Short exercise: Leaving out every picture, quote the data below exactly as it appears.

Figure scripts
* * *

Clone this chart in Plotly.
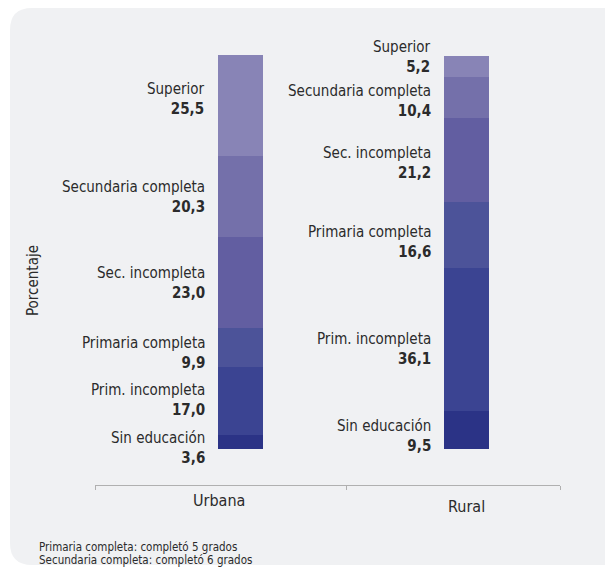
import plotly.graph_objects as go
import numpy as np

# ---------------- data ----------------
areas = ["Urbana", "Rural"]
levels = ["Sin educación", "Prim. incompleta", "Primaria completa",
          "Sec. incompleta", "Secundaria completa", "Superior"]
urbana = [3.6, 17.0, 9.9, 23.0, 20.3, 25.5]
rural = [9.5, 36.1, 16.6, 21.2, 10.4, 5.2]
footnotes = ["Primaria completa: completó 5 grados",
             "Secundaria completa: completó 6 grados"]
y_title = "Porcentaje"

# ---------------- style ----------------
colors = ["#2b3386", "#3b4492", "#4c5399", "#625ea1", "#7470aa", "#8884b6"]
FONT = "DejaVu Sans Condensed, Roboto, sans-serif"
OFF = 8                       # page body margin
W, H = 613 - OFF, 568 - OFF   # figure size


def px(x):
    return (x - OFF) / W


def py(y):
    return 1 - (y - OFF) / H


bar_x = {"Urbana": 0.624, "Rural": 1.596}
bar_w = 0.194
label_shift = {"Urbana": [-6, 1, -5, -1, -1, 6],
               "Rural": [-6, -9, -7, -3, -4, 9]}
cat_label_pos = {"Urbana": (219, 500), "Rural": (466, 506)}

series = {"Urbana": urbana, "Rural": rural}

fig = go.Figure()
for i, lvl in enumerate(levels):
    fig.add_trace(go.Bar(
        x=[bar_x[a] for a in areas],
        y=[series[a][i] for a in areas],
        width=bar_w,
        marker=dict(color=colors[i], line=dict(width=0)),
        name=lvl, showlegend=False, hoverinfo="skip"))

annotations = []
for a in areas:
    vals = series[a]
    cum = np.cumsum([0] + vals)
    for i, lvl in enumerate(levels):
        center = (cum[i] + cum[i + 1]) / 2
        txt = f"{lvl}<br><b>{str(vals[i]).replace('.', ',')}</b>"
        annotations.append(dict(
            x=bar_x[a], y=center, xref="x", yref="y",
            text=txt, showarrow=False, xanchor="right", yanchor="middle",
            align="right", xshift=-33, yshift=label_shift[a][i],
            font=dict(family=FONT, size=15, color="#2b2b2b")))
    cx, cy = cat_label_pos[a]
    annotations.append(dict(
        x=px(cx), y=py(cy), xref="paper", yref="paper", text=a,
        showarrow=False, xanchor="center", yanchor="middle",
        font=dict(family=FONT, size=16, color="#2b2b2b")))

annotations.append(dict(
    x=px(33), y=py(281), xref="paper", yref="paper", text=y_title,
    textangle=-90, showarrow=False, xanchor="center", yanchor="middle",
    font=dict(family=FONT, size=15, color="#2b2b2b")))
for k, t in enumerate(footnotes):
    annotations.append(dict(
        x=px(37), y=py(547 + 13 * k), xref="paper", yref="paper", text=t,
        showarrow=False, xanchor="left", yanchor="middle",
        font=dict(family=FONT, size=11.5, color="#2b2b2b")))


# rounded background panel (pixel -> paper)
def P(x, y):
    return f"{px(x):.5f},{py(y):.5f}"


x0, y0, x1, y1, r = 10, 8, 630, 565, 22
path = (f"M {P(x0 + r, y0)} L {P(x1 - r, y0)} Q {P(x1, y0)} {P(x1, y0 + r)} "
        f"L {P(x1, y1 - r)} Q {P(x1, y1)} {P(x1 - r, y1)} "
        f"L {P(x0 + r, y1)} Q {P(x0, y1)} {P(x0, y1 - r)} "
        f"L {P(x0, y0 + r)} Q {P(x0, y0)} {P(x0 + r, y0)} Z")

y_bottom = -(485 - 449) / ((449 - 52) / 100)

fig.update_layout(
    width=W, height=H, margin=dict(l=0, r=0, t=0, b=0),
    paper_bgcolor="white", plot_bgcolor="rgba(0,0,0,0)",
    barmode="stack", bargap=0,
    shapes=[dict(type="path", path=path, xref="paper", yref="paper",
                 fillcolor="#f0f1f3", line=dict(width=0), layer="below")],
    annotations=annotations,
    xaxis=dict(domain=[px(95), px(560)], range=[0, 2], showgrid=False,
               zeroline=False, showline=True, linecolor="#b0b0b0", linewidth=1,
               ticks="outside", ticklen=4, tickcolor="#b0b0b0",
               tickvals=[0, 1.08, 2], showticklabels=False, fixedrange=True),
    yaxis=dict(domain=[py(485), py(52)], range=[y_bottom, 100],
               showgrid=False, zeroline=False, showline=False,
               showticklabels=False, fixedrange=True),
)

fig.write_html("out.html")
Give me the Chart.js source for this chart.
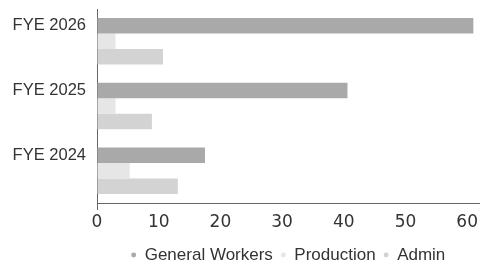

* * *

Right answer:
Clone this chart in Plotly.
import plotly.graph_objects as go
import numpy as np

# ---------------- data ----------------
areas = ["Urbana", "Rural"]
levels = ["Sin educación", "Prim. incompleta", "Primaria completa",
          "Sec. incompleta", "Secundaria completa", "Superior"]
urbana = [3.6, 17.0, 9.9, 23.0, 20.3, 25.5]
rural = [9.5, 36.1, 16.6, 21.2, 10.4, 5.2]
footnotes = ["Primaria completa: completó 5 grados",
             "Secundaria completa: completó 6 grados"]
y_title = "Porcentaje"

# ---------------- style ----------------
colors = ["#2b3386", "#3b4492", "#4c5399", "#625ea1", "#7470aa", "#8884b6"]
FONT = "DejaVu Sans Condensed, Roboto, sans-serif"
OFF = 8                       # page body margin
W, H = 613 - OFF, 568 - OFF   # figure size


def px(x):
    return (x - OFF) / W


def py(y):
    return 1 - (y - OFF) / H


bar_x = {"Urbana": 0.624, "Rural": 1.596}
bar_w = 0.194
label_shift = {"Urbana": [-6, 1, -5, -1, -1, 6],
               "Rural": [-6, -9, -7, -3, -4, 9]}
cat_label_pos = {"Urbana": (219, 500), "Rural": (466, 506)}

series = {"Urbana": urbana, "Rural": rural}

fig = go.Figure()
for i, lvl in enumerate(levels):
    fig.add_trace(go.Bar(
        x=[bar_x[a] for a in areas],
        y=[series[a][i] for a in areas],
        width=bar_w,
        marker=dict(color=colors[i], line=dict(width=0)),
        name=lvl, showlegend=False, hoverinfo="skip"))

annotations = []
for a in areas:
    vals = series[a]
    cum = np.cumsum([0] + vals)
    for i, lvl in enumerate(levels):
        center = (cum[i] + cum[i + 1]) / 2
        txt = f"{lvl}<br><b>{str(vals[i]).replace('.', ',')}</b>"
        annotations.append(dict(
            x=bar_x[a], y=center, xref="x", yref="y",
            text=txt, showarrow=False, xanchor="right", yanchor="middle",
            align="right", xshift=-33, yshift=label_shift[a][i],
            font=dict(family=FONT, size=15, color="#2b2b2b")))
    cx, cy = cat_label_pos[a]
    annotations.append(dict(
        x=px(cx), y=py(cy), xref="paper", yref="paper", text=a,
        showarrow=False, xanchor="center", yanchor="middle",
        font=dict(family=FONT, size=16, color="#2b2b2b")))

annotations.append(dict(
    x=px(33), y=py(281), xref="paper", yref="paper", text=y_title,
    textangle=-90, showarrow=False, xanchor="center", yanchor="middle",
    font=dict(family=FONT, size=15, color="#2b2b2b")))
for k, t in enumerate(footnotes):
    annotations.append(dict(
        x=px(37), y=py(547 + 13 * k), xref="paper", yref="paper", text=t,
        showarrow=False, xanchor="left", yanchor="middle",
        font=dict(family=FONT, size=11.5, color="#2b2b2b")))


# rounded background panel (pixel -> paper)
def P(x, y):
    return f"{px(x):.5f},{py(y):.5f}"


x0, y0, x1, y1, r = 10, 8, 630, 565, 22
path = (f"M {P(x0 + r, y0)} L {P(x1 - r, y0)} Q {P(x1, y0)} {P(x1, y0 + r)} "
        f"L {P(x1, y1 - r)} Q {P(x1, y1)} {P(x1 - r, y1)} "
        f"L {P(x0 + r, y1)} Q {P(x0, y1)} {P(x0, y1 - r)} "
        f"L {P(x0, y0 + r)} Q {P(x0, y0)} {P(x0 + r, y0)} Z")

y_bottom = -(485 - 449) / ((449 - 52) / 100)

fig.update_layout(
    width=W, height=H, margin=dict(l=0, r=0, t=0, b=0),
    paper_bgcolor="white", plot_bgcolor="rgba(0,0,0,0)",
    barmode="stack", bargap=0,
    shapes=[dict(type="path", path=path, xref="paper", yref="paper",
                 fillcolor="#f0f1f3", line=dict(width=0), layer="below")],
    annotations=annotations,
    xaxis=dict(domain=[px(95), px(560)], range=[0, 2], showgrid=False,
               zeroline=False, showline=True, linecolor="#b0b0b0", linewidth=1,
               ticks="outside", ticklen=4, tickcolor="#b0b0b0",
               tickvals=[0, 1.08, 2], showticklabels=False, fixedrange=True),
    yaxis=dict(domain=[py(485), py(52)], range=[y_bottom, 100],
               showgrid=False, zeroline=False, showline=False,
               showticklabels=False, fixedrange=True),
)

fig.write_html("out.html")
Give me the Chart.js source for this chart.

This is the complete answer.